After having read through a good bit of the replies, I've organized my thoughts a bit and thought I'd present them:
I think what bothers me about the 4E combat system "kludges" is not so much the use of a grid; I've been using gridded combat and minis since I got into D&D. Its the changes like reducing monster hit points by half, increasing character damage output, not using monsters above the character's level +2, using egg timers to limit character's turns and those sort of tricks to get combats down to a "reasonable length" that irk me. Overall, the RAW combat of 4E simply takes too long to resolve, grid or no grid. If I had to pull the same stunts in my 3.X game or Vampire game to get a combat under 30 minutes, I'd be highly annoyed.
The 4E combat system, overall, annoys me because it is built like a mini-game within the game.
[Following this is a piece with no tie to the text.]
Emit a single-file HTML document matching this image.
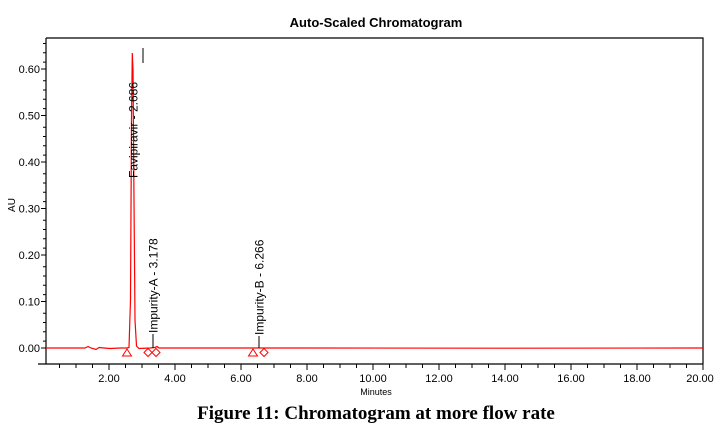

If the base combat rules ran more along the level of detail of a skill challenge (say, a 12 success skill challenge; at-wills, encounter and daily "powers" would be akin to different skills) with the option to add deeper detail to the game (perhaps in its own splatbook), I don't think it would bother me so much*. Running combats that are the length (and appearance) of other wargame tournament rounds (such as Mechwarrior: Dark Age or WH40K games I used to play in or a DDM game), simply does not appeal to me, or several of my gamers.
* In fact, I've made several stabs at trying to convert 4E's combat system into a skill challenge. I just haven't had the energy to sit down and slog through it; there's other games that do what I want without having to rewrite so much of the system.